[Entries with chart source code]
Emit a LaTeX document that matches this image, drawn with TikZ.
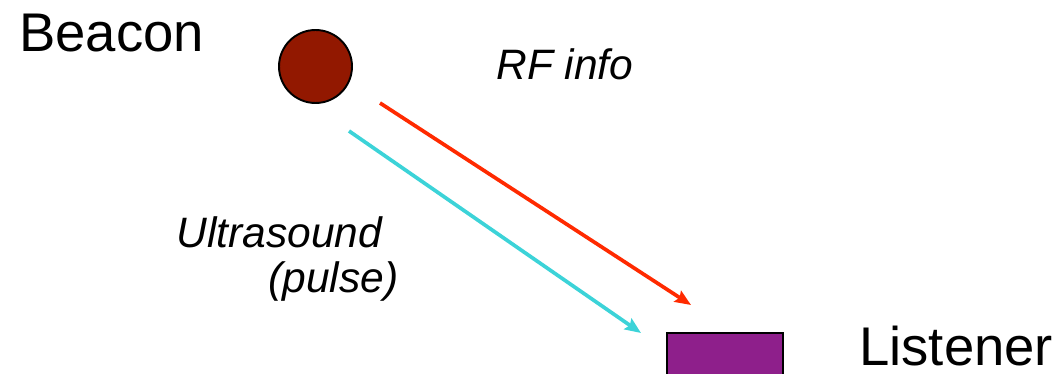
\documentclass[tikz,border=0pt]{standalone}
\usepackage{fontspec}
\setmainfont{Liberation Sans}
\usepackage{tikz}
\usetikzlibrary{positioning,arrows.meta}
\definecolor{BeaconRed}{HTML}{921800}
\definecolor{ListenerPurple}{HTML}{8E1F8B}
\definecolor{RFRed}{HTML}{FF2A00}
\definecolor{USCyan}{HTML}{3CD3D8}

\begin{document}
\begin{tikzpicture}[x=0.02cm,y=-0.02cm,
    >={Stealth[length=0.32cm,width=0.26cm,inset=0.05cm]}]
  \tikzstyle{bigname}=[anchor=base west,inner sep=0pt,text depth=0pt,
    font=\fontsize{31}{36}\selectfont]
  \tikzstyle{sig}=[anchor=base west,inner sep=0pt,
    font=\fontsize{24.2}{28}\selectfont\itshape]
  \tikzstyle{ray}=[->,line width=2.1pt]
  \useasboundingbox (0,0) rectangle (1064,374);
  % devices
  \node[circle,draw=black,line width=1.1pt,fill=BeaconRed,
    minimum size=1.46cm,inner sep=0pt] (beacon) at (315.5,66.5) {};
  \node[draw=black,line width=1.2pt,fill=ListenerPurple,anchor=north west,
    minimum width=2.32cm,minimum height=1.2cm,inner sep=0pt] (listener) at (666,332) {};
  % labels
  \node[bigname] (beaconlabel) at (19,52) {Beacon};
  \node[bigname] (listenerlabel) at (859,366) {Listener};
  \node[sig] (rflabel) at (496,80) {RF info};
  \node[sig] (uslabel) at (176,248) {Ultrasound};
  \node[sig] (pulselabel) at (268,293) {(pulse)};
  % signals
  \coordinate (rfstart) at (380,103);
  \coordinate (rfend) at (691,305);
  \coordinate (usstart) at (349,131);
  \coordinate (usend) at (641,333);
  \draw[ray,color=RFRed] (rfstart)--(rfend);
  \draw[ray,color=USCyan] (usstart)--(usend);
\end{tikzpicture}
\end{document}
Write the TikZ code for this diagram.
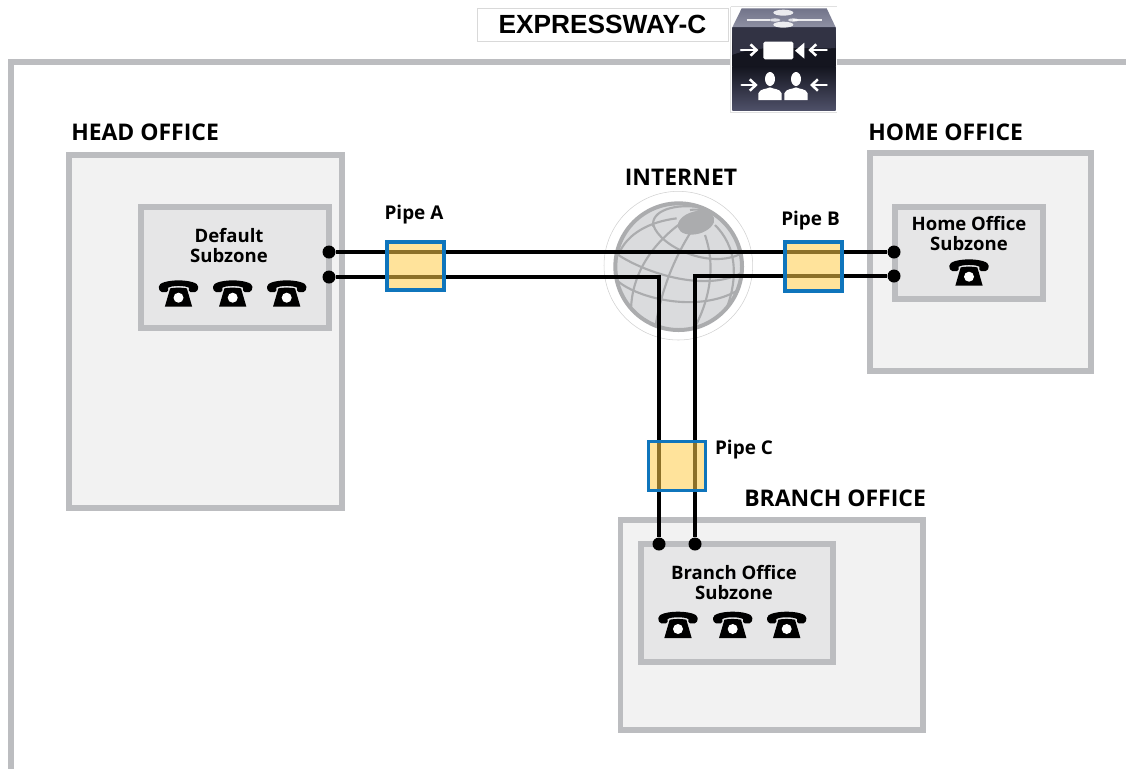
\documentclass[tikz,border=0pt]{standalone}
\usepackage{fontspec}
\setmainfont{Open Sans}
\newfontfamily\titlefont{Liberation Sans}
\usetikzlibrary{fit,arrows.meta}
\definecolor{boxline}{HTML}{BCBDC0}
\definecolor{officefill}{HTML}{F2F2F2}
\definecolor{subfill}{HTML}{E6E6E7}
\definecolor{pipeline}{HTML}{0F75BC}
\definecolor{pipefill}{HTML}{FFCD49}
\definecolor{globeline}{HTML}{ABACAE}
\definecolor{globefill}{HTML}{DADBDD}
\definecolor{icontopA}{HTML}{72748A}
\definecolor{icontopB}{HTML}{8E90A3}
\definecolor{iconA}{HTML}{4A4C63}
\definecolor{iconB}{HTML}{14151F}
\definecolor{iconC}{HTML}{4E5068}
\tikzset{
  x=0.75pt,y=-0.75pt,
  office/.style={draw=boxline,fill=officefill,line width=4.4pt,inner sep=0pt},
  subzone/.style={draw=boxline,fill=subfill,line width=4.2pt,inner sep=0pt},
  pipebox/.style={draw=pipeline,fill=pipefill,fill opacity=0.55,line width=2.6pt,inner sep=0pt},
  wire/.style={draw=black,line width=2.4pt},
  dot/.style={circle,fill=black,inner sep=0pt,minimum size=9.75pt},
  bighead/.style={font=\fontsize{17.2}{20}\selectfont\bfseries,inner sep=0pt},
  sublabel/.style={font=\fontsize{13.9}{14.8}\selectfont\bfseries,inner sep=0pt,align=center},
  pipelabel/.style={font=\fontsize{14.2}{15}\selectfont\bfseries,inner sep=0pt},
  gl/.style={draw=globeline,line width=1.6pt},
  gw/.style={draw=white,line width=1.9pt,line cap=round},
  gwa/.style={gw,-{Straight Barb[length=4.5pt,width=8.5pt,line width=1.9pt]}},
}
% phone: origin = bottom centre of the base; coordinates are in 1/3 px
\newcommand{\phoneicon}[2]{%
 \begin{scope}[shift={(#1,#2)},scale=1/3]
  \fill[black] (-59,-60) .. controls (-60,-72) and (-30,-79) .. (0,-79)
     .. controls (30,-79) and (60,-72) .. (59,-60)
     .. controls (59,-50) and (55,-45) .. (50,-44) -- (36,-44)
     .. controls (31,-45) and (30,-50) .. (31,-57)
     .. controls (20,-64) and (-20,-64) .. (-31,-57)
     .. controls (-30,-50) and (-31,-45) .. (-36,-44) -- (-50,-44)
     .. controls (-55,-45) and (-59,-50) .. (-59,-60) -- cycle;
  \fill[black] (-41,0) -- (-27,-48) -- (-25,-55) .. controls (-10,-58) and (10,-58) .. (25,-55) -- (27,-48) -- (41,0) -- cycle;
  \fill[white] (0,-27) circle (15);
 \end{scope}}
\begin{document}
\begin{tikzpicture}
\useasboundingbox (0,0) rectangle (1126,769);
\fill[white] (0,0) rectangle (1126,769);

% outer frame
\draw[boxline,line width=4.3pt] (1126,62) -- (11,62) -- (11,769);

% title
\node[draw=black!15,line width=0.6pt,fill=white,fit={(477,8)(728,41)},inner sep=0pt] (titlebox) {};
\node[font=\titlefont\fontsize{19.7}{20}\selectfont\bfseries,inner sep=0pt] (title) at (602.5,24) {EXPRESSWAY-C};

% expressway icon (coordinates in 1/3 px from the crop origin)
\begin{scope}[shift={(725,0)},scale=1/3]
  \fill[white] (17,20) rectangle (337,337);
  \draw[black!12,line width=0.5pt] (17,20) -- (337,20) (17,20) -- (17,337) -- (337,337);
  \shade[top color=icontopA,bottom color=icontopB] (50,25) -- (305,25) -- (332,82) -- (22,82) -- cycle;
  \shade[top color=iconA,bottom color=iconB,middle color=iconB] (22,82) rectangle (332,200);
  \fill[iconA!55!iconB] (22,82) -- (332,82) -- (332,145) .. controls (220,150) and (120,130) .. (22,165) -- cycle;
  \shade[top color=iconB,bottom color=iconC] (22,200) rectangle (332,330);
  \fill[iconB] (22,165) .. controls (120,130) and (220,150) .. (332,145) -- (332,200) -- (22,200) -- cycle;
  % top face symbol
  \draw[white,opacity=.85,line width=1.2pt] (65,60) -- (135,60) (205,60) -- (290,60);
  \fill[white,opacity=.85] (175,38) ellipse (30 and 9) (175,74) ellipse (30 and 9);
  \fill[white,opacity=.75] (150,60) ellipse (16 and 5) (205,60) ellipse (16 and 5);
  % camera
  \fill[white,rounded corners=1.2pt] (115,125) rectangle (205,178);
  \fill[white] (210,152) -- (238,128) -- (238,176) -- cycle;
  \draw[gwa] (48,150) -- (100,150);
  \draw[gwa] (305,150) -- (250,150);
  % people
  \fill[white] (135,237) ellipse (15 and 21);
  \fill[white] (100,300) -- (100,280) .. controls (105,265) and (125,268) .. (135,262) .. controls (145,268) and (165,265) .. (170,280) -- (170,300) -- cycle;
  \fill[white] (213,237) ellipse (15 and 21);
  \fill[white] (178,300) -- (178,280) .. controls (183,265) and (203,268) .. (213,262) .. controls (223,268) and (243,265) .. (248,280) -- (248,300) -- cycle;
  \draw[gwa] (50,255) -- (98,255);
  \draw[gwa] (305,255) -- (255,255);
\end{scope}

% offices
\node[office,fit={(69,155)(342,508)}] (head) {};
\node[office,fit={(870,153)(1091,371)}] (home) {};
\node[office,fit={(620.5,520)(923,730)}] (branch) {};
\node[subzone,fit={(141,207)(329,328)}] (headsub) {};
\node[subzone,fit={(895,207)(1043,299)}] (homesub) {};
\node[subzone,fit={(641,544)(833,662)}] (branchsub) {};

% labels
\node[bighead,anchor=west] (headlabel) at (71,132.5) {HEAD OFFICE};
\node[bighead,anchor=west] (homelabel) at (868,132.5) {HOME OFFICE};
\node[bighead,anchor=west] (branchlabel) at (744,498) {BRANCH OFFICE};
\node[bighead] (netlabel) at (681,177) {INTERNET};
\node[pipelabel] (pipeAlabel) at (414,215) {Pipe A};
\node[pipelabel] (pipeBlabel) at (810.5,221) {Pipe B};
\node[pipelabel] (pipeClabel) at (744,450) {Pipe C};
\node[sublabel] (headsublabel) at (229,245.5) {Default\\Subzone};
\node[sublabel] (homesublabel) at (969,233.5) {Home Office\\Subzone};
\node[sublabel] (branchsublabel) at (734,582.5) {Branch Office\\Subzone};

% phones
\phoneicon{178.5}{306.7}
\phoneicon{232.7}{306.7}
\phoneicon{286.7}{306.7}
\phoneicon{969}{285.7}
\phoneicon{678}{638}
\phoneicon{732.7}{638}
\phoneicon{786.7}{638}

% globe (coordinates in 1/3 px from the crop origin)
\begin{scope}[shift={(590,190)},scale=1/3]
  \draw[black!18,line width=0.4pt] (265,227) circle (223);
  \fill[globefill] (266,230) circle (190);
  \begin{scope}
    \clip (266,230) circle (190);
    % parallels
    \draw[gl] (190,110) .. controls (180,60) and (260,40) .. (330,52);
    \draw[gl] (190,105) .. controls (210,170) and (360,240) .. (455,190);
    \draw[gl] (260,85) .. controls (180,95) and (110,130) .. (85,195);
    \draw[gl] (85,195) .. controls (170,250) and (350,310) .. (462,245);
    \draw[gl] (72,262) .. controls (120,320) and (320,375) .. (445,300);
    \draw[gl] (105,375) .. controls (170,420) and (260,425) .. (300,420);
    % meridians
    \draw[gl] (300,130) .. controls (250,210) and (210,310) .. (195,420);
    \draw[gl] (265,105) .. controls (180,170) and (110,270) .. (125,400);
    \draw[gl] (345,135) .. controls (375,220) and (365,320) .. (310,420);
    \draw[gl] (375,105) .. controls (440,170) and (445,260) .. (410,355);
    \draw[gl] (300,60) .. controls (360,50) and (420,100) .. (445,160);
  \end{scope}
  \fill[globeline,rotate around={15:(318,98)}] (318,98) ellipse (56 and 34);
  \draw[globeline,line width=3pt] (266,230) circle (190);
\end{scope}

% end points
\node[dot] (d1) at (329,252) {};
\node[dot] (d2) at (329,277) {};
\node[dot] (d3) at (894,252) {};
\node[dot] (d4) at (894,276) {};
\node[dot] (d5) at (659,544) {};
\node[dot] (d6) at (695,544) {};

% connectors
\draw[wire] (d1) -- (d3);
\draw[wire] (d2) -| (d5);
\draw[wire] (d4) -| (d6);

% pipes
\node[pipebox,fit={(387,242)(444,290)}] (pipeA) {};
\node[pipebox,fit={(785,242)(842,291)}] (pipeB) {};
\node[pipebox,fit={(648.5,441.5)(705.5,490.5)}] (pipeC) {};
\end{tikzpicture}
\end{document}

• What you are asked to do:
Search the entries for the word "this" and pick out every line that holds it.

• In response:
Emit a LaTeX document that matches this image, drawn with TikZ.
Write the TikZ code for this diagram.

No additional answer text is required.